§ TASK TO CARRY OUT:
Produce word for word the lines of the data below running from the one that has "Write a web" to the one that has "const groups = [seriesI, seriesII, seriesIII];", inclusive, and no others.

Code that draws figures
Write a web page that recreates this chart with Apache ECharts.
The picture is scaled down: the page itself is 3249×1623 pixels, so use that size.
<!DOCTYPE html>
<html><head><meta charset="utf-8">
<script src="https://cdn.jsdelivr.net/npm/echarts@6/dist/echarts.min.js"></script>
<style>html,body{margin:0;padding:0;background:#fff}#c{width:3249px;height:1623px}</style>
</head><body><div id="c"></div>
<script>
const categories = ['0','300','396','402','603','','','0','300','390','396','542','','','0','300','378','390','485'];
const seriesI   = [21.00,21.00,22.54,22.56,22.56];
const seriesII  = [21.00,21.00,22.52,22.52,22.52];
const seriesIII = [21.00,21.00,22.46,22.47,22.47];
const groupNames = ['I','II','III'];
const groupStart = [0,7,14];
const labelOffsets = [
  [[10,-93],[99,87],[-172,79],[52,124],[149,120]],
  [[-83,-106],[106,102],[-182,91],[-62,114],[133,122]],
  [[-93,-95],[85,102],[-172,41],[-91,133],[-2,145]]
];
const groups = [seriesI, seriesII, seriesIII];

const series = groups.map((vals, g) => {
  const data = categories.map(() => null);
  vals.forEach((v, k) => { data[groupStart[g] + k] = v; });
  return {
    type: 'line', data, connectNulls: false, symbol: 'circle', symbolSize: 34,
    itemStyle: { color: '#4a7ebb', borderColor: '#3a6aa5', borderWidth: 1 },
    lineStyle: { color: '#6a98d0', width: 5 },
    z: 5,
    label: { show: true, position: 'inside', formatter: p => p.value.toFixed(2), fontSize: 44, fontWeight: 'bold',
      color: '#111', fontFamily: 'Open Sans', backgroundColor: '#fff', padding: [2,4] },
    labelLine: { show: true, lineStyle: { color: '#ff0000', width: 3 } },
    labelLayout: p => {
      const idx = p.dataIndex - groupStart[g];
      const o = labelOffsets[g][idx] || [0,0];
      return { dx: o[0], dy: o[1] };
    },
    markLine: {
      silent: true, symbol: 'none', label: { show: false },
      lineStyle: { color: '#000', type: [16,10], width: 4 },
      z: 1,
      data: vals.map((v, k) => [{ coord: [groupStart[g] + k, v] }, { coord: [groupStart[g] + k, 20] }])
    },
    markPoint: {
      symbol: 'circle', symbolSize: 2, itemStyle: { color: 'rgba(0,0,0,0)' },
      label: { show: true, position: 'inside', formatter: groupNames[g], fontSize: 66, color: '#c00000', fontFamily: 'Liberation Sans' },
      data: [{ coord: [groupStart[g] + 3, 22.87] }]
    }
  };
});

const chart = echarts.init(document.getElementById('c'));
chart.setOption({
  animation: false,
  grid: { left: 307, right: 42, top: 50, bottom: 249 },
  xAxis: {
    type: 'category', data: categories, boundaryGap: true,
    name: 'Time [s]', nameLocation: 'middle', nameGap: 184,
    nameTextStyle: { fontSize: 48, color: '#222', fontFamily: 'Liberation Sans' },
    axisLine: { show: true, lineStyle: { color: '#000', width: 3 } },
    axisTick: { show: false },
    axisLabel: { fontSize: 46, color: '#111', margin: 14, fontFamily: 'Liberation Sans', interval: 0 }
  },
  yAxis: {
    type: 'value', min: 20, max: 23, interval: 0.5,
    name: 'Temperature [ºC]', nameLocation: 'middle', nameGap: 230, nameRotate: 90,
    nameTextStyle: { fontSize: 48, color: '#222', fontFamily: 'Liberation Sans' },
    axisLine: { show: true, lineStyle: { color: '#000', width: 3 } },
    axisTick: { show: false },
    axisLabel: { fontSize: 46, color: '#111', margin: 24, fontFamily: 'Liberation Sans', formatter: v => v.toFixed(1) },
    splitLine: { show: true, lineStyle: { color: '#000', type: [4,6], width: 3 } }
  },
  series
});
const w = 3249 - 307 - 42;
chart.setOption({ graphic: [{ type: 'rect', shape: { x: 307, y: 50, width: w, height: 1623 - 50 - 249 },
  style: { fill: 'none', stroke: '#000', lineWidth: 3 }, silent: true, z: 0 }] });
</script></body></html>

...

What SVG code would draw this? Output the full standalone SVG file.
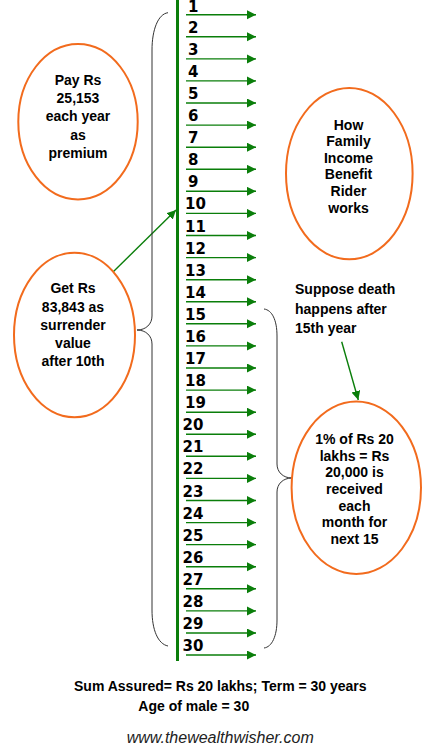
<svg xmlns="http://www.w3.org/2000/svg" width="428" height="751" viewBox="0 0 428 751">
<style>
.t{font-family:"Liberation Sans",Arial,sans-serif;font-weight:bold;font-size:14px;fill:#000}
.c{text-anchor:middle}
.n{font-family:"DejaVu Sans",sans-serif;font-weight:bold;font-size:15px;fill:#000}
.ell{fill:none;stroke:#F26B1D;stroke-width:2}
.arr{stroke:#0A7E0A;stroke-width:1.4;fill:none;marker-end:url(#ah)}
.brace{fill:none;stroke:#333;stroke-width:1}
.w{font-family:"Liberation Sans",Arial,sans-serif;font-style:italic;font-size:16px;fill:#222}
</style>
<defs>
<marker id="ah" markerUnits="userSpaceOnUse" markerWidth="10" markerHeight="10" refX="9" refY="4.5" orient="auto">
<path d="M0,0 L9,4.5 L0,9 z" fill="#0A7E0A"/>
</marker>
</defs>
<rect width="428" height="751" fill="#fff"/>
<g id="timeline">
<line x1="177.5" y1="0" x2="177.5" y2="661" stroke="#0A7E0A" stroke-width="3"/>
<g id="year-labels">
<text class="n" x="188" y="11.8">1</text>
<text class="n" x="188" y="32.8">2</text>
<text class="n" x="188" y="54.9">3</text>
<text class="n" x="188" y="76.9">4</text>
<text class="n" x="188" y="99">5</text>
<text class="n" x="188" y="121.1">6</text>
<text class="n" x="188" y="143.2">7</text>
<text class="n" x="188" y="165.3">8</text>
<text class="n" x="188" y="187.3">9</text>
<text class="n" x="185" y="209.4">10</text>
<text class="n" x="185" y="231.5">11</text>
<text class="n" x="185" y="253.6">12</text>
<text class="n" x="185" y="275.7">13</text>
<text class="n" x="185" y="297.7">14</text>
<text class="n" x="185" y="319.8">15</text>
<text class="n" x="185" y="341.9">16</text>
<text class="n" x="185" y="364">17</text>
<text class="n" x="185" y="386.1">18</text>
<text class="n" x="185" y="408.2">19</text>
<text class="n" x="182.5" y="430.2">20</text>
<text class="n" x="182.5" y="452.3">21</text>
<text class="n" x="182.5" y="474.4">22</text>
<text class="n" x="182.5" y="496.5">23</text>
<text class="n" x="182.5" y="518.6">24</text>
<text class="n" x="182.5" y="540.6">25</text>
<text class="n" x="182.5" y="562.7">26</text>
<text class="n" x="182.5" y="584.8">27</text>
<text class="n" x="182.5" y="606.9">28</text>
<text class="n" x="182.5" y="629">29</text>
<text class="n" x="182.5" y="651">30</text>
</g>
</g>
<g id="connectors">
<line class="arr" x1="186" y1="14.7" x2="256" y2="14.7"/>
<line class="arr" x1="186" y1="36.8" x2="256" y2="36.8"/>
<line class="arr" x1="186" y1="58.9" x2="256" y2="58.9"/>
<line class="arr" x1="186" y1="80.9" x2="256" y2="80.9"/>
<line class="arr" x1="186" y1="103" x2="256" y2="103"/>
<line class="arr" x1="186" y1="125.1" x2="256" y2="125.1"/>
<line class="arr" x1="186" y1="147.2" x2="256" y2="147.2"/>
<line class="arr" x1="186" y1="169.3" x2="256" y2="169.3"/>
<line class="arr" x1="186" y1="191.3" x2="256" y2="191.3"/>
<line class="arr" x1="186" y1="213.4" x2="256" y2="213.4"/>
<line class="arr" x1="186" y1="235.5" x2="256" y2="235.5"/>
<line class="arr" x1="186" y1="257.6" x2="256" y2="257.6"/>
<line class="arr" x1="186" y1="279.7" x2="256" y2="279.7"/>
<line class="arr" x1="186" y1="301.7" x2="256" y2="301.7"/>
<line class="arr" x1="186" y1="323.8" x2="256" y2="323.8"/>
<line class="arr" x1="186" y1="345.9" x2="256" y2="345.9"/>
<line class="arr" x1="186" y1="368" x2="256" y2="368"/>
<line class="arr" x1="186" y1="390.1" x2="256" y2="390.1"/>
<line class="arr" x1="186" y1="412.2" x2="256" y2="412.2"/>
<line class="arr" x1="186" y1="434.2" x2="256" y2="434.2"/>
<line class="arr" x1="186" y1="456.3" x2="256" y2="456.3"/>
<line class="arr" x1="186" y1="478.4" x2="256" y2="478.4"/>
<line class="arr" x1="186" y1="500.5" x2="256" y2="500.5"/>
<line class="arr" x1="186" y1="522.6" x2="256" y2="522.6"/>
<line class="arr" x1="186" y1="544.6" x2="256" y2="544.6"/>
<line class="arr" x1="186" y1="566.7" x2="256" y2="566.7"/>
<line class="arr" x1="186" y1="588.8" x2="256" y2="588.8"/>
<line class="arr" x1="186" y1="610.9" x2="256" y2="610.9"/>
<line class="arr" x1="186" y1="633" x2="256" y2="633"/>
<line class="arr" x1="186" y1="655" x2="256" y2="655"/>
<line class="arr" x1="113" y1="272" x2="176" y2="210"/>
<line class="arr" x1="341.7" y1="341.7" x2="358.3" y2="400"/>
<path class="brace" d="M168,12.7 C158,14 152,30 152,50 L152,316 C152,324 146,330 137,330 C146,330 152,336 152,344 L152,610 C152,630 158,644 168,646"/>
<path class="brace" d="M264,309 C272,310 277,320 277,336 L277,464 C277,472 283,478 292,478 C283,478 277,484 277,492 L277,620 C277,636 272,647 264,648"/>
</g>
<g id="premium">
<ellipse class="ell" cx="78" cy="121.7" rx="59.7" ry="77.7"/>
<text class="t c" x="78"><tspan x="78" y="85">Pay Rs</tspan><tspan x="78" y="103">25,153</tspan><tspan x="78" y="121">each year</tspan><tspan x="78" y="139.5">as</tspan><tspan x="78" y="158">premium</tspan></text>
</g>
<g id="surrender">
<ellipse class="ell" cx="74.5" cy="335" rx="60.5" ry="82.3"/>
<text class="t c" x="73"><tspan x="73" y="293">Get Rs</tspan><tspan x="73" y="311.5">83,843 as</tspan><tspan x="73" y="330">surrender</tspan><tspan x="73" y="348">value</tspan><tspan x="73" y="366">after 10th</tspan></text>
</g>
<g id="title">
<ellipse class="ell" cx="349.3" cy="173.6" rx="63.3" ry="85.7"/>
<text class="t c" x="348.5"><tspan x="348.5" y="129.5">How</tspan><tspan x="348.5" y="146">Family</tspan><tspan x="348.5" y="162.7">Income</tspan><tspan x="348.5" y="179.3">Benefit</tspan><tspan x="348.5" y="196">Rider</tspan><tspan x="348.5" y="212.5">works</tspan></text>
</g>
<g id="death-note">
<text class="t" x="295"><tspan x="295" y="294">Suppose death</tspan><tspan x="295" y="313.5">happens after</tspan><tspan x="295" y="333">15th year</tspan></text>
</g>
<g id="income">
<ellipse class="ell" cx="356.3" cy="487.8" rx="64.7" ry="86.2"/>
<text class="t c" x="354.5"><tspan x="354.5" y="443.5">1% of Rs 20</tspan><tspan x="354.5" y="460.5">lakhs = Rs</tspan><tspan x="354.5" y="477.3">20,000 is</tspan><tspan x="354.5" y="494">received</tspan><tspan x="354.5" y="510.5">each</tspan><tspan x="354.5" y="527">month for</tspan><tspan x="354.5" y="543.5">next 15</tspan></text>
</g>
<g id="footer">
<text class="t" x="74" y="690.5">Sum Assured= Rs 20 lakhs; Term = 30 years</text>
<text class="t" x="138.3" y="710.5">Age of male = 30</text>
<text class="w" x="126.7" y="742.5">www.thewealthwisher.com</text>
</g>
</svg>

§ EXERCISE RESPONSE:
Write a web page that recreates this chart with Apache ECharts.
The picture is scaled down: the page itself is 3249×1623 pixels, so use that size.
<!DOCTYPE html>
<html><head><meta charset="utf-8">
<script src="https://cdn.jsdelivr.net/npm/echarts@6/dist/echarts.min.js"></script>
<style>html,body{margin:0;padding:0;background:#fff}#c{width:3249px;height:1623px}</style>
</head><body><div id="c"></div>
<script>
const categories = ['0','300','396','402','603','','','0','300','390','396','542','','','0','300','378','390','485'];
const seriesI   = [21.00,21.00,22.54,22.56,22.56];
const seriesII  = [21.00,21.00,22.52,22.52,22.52];
const seriesIII = [21.00,21.00,22.46,22.47,22.47];
const groupNames = ['I','II','III'];
const groupStart = [0,7,14];
const labelOffsets = [
  [[10,-93],[99,87],[-172,79],[52,124],[149,120]],
  [[-83,-106],[106,102],[-182,91],[-62,114],[133,122]],
  [[-93,-95],[85,102],[-172,41],[-91,133],[-2,145]]
];
const groups = [seriesI, seriesII, seriesIII];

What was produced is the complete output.